Ok, hear me out. Linux is not an easy platform to develop for because it’s in constant flux where systems and libraries come, change and go constantly. Linux itself is a somewhat slippery concept (if we expand from the kernel) where “works on linux” can really mean it’s been tested on one particular distro. Debian stable and rolling releases are not the same. Unless I am completely mistaken, I can see why major developers are hesitant to support linux, whatever it even is. Is Android linux?
Now, I’m all for this message. Given how OSs have been developing, I advocate for linux adoption and wish people would “vote with their wallet”. Otherwise things just will not change. Well, not for better, if recent history is anything to go by. I just feel that this problem has more prongs than we like to admit, being linux enthusiasts.
Please correct me if I’m wrong.
You could bundle your specific versions of libraries. And link it statically. Like most games do anyways.
If there’s a game that can’t run on Linux in the current year then that’s intentional and it’s not worth anyone’s money.
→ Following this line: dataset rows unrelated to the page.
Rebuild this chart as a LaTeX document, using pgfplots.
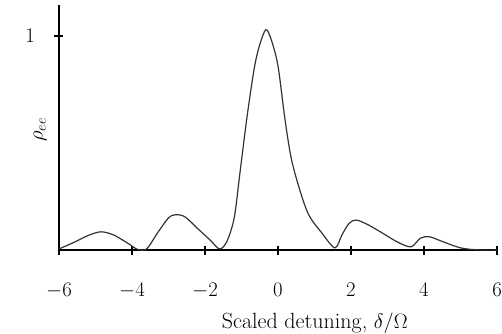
\documentclass[border=0pt]{standalone}
\usepackage{pgfplots}
\pgfplotsset{compat=1.18}
\begin{document}
\begin{tikzpicture}
\begin{axis}[
  scale only axis, width=438pt, height=245pt,
  xmin=-6, xmax=6, ymin=0, ymax=1.145,
  axis lines=left, axis line style={line width=1.4pt, -},
  xtick={-6,-4,-2,0,2,4,6}, ytick={1},
  tick align=center, major tick length=9pt,
  tick style={line width=1.1pt, black},
  ticklabel style={font=\fontsize{21}{24}\selectfont},
  xticklabel style={yshift=-25pt},
  yticklabel style={xshift=-16pt},
  xlabel={\fontsize{22}{26}\selectfont Scaled detuning, $\delta/\Omega$},
  xlabel style={at={(axis description cs:0.584,0)}, anchor=north, yshift=-59pt},
  ylabel={\fontsize{22}{26}\selectfont $\rho_{ee}$},
  ylabel style={at={(axis description cs:-0.043,0.49)}, anchor=center},
  clip=false,
]
\addplot[line width=1.2pt, black!80, smooth] coordinates {
(-6,0.005) (-5.6,0.035) (-5.2,0.068) (-4.85,0.085) (-4.5,0.07) (-4.1,0.03)
(-3.85,0.003) (-3.6,0.005) (-3.3,0.08) (-3.0,0.15) (-2.8,0.165) (-2.55,0.155)
(-2.2,0.1) (-1.85,0.045) (-1.6,0.005) (-1.4,0.04) (-1.2,0.15) (-1.05,0.35)
(-0.85,0.62) (-0.65,0.85) (-0.5,0.96) (-0.33,1.03) (-0.18,0.98) (0,0.86)
(0.2,0.6) (0.4,0.4) (0.8,0.18) (1.2,0.08) (1.56,0.01) (1.75,0.07)
(1.95,0.125) (2.15,0.14) (2.5,0.115) (2.9,0.075) (3.3,0.035) (3.65,0.015)
(3.9,0.055) (4.15,0.062) (4.5,0.04) (5.0,0.01) (5.5,0.0) (6,0.0)
};
\end{axis}
\pgfresetboundingbox
\path ([xshift=-59pt,yshift=-83pt]current axis.south west) rectangle ([xshift=5pt,yshift=5pt]current axis.north east);
\end{tikzpicture}
\end{document}
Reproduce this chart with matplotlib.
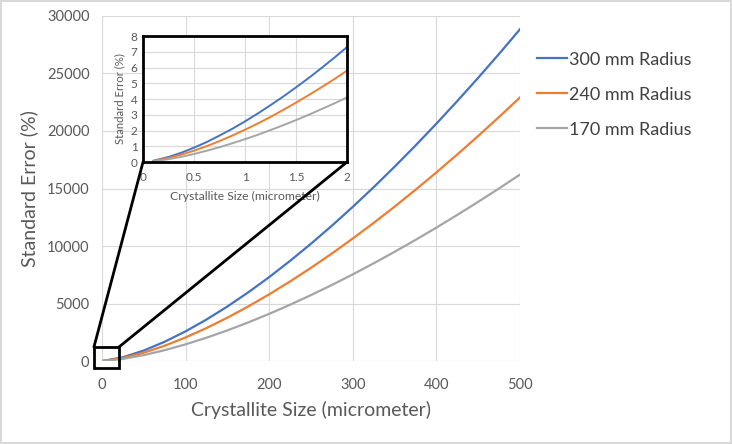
import matplotlib.pyplot as plt
from matplotlib.patches import Rectangle, ConnectionPatch

plt.rcParams['font.family'] = ['Lato', 'DejaVu Sans']

# main chart data (micrometer, %)
size = [0.1, 25, 50, 75, 100, 125, 150, 175, 200, 225, 250, 275, 300,
        325, 350, 375, 400, 425, 450, 475, 500]
err300 = [0, 322, 912, 1676, 2580, 3606, 4740, 5973, 7297, 8708, 10199,
          11766, 13406, 15116, 16893, 18736, 20640, 22605, 24629, 26709, 28850]
err240 = [0, 256, 725, 1331, 2050, 2865, 3766, 4746, 5798, 6919, 8104,
          9348, 10652, 12011, 13423, 14887, 16400, 17962, 19569, 21222, 22920]
err170 = [0, 181, 513, 942, 1450, 2026, 2664, 3357, 4101, 4894, 5732,
          6612, 7534, 8496, 9494, 10530, 11600, 12705, 13842, 15010, 16212]

# inset data
size_zoom = [0.1, 0.25, 0.375, 0.5, 0.625, 0.75, 0.875, 1.0, 1.125, 1.25,
             1.375, 1.5, 1.625, 1.75, 1.875, 2.0]
zoom300 = [0.08, 0.32, 0.59, 0.91, 1.27, 1.68, 2.11, 2.58, 3.08, 3.61,
           4.16, 4.74, 5.34, 5.97, 6.62, 7.3]
zoom240 = [0.06, 0.26, 0.47, 0.72, 1.01, 1.33, 1.68, 2.05, 2.45, 2.86,
           3.31, 3.77, 4.25, 4.75, 5.26, 5.8]
zoom170 = [0.05, 0.18, 0.33, 0.51, 0.72, 0.94, 1.19, 1.45, 1.73, 2.03,
           2.34, 2.66, 3.0, 3.36, 3.72, 4.1]

labels = ["300 mm Radius", "240 mm Radius", "170 mm Radius"]
colors = ["#4472C4", "#ED7D31", "#A5A5A5"]
grid_c = "#D9D9D9"
text_c = "#595959"

fig = plt.figure(figsize=(7.32, 4.44), dpi=100)
fig.patch.set_edgecolor(grid_c)
fig.patch.set_linewidth(1.5)

ax = fig.add_axes([0.1393, 0.1869, 0.5711, 0.7771])
for ys, c, lab in zip([err300, err240, err170], colors, labels):
    ax.plot(size, ys, color=c, lw=1.6, label=lab)
ax.set_xlim(0, 500)
ax.set_ylim(0, 30000)
ax.set_xticks(range(0, 501, 100))
ax.set_yticks(range(0, 30001, 5000))
ax.grid(True, color=grid_c, lw=0.8)
ax.set_axisbelow(True)
for s in ax.spines.values():
    s.set_visible(False)
ax.tick_params(axis='y', length=0, labelsize=10.5, labelcolor=text_c, pad=9)
ax.tick_params(axis='x', length=0, labelsize=10.5, labelcolor=text_c, pad=12)
ax.set_xlabel("Crystallite Size (micrometer)", fontsize=14, color=text_c, labelpad=7)
ax.set_ylabel("Standard Error (%)", fontsize=14, color=text_c, labelpad=6)

ax.legend(loc="center left", bbox_to_anchor=(1.02, 0.772), frameon=False,
          fontsize=13, labelcolor="#404040", handlelength=1.65,
          handletextpad=0.08, labelspacing=1.05, borderpad=0)

# inset
ins = fig.add_axes([0.1954, 0.6351, 0.2787, 0.2838])
for ys, c in zip([zoom300, zoom240, zoom170], colors):
    ins.plot(size_zoom, ys, color=c, lw=1.4)
ins.set_xlim(0, 2)
ins.set_ylim(0, 8)
ins.set_xticks([0, 0.5, 1, 1.5, 2])
ins.set_xticklabels(["0", "0.5", "1", "1.5", "2"])
ins.set_yticks(range(0, 9))
ins.grid(True, color=grid_c, lw=0.8)
ins.set_axisbelow(True)
for s in ins.spines.values():
    s.set_color("black")
    s.set_linewidth(2)
ins.tick_params(axis='y', length=0, labelsize=8.5, labelcolor=text_c, pad=4)
ins.tick_params(axis='x', length=0, labelsize=8.5, labelcolor=text_c, pad=7)
ins.set_xlabel("Crystallite Size (micrometer)", fontsize=8.7, color=text_c, labelpad=6)
ins.set_ylabel("Standard Error (%)", fontsize=8.2, color=text_c, labelpad=4)

# zoom box on main chart and connector lines
x0, x1 = -9.6, 20.3
y0, y1 = -609, 1217
ax.add_patch(Rectangle((x0, y0), x1 - x0, y1 - y0, fill=False, ec="black",
                       lw=2, clip_on=False, zorder=5))
for xa, xb in [(x0, 0), (x1, 1)]:
    con = ConnectionPatch(xyA=(xa, y1), coordsA=ax.transData,
                          xyB=(xb, 0), coordsB=ins.transAxes,
                          color="black", lw=2)
    fig.add_artist(con)

fig.savefig("out.png", dpi=100)
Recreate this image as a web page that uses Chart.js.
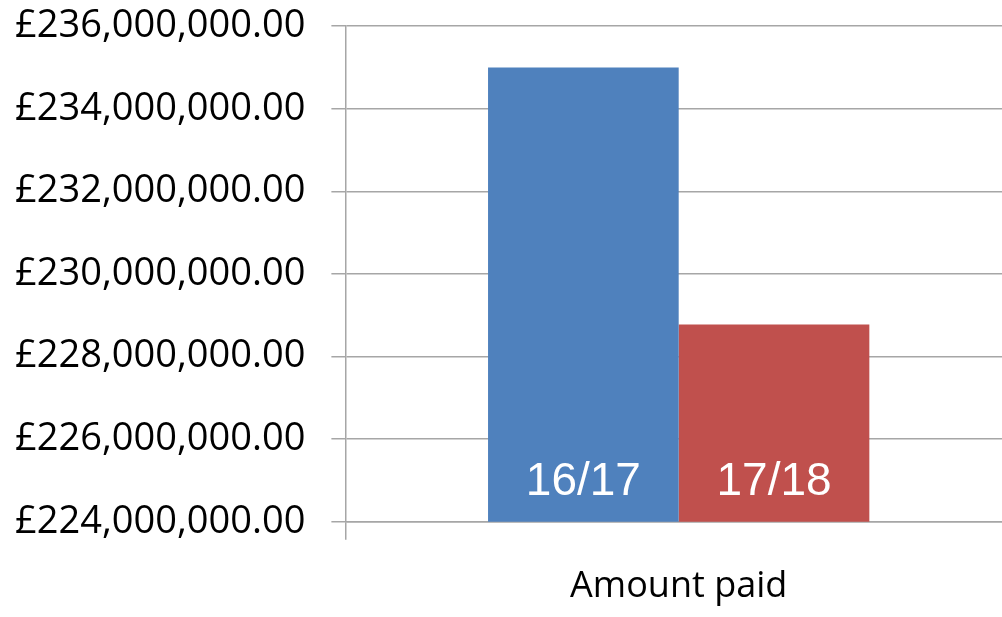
<!DOCTYPE html>
<html lang="en">
    <head>
        <meta charset="UTF-8" />
        <title>Amount paid</title>
        <script src="https://cdn.jsdelivr.net/npm/chart.js"></script>
        <style>
            html, body { margin: 0; padding: 0; background: #fff; overflow: hidden; }
            .chartContainer { position: relative; width: 1012px; height: 617px; }
        </style>
    </head>
    <body>
        <div class="chartContainer">
            <canvas id="paidChart"></canvas>
        </div>

        <script>
            // data
            const categories = ['Amount paid'];
            const seriesNames = ['16/17', '17/18'];
            const paid1617 = [235000000];
            const paid1718 = [228780000];
            const yTicks = [224000000, 226000000, 228000000, 230000000, 232000000, 234000000, 236000000];

            const gridGrey = '#a6a6a6';

            function money(v) {
                return '£' + v.toLocaleString('en-GB', { minimumFractionDigits: 2, maximumFractionDigits: 2 });
            }

            // writes the series name inside the foot of each bar
            const insideLabels = {
                id: 'insideLabels',
                afterDraw(chart) {
                    const c = chart.ctx;
                    const bottom = chart.chartArea.bottom;
                    c.save();
                    c.fillStyle = '#ffffff';
                    c.font = '46px "Liberation Sans", Arial, sans-serif';
                    c.textAlign = 'center';
                    c.textBaseline = 'alphabetic';
                    chart.data.datasets.forEach((ds, i) => {
                        const meta = chart.getDatasetMeta(i);
                        meta.data.forEach(bar => {
                            const p = bar.getProps(['x'], true);
                            c.fillText(ds.label, p.x, bottom - 27);
                        });
                    });
                    c.restore();
                }
            };

            const canvas = document.getElementById('paidChart');
            new Chart(canvas, {
                type: 'bar',
                data: {
                    labels: categories,
                    datasets: [
                        { label: seriesNames[0], data: paid1617, backgroundColor: '#4F81BD' },
                        { label: seriesNames[1], data: paid1718, backgroundColor: '#C0504D' }
                    ]
                },
                options: {
                    responsive: true,
                    maintainAspectRatio: false,
                    animation: false,
                    categoryPercentage: 0.572,
                    barPercentage: 1.0,
                    layout: { padding: { top: 0, left: -11, right: 0, bottom: -16 } },
                    plugins: {
                        legend: { display: false },
                        tooltip: { enabled: false }
                    },
                    scales: {
                        x: {
                            offset: true,
                            grid: {
                                display: true,
                                offset: true,
                                drawOnChartArea: false,
                                drawTicks: true,
                                tickLength: 18,
                                color: gridGrey,
                                lineWidth: 1.5
                            },
                            border: { display: true, color: gridGrey, width: 1.5 },
                            ticks: {
                                color: '#000',
                                padding: 25,
                                font: { family: '"Open Sans", sans-serif', size: 36 }
                            }
                        },
                        y: {
                            min: 224000000,
                            max: 236000000,
                            afterBuildTicks(axis) {
                                axis.ticks = yTicks.map(v => ({ value: v }));
                            },
                            grid: {
                                color: gridGrey,
                                lineWidth: 1.5,
                                tickLength: 14
                            },
                            border: { display: true, color: gridGrey, width: 1.5 },
                            ticks: {
                                color: '#000',
                                padding: 26,
                                callback: v => money(v),
                                font: { family: '"Open Sans", sans-serif', size: 38, lineHeight: 0.01 }
                            }
                        }
                    }
                },
                plugins: [insideLabels]
            });
        </script>
    </body>
</html>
Well, you can’t blame developers to not cater to their 1% player base. Especially since that group usually have the most problems and requires more development time.
Jesus lol.
This is probably true for big games, but I wouldn’t get angry at any small developer for not supporting Linux. It’s just not worth it/still such a small base.
I was just thinking about this the other day…like games are optized for windows usually, but windows is not optimized for games. A fresh Windows 10 runs at 2gb ram on idle. It all went down hill for gamers when Microsoft killed xp
RAM is the cheapest upgrade possible, unless you’re trying to run a game on 8GB in 2023 idk why you’d be that concerned with RAM usage.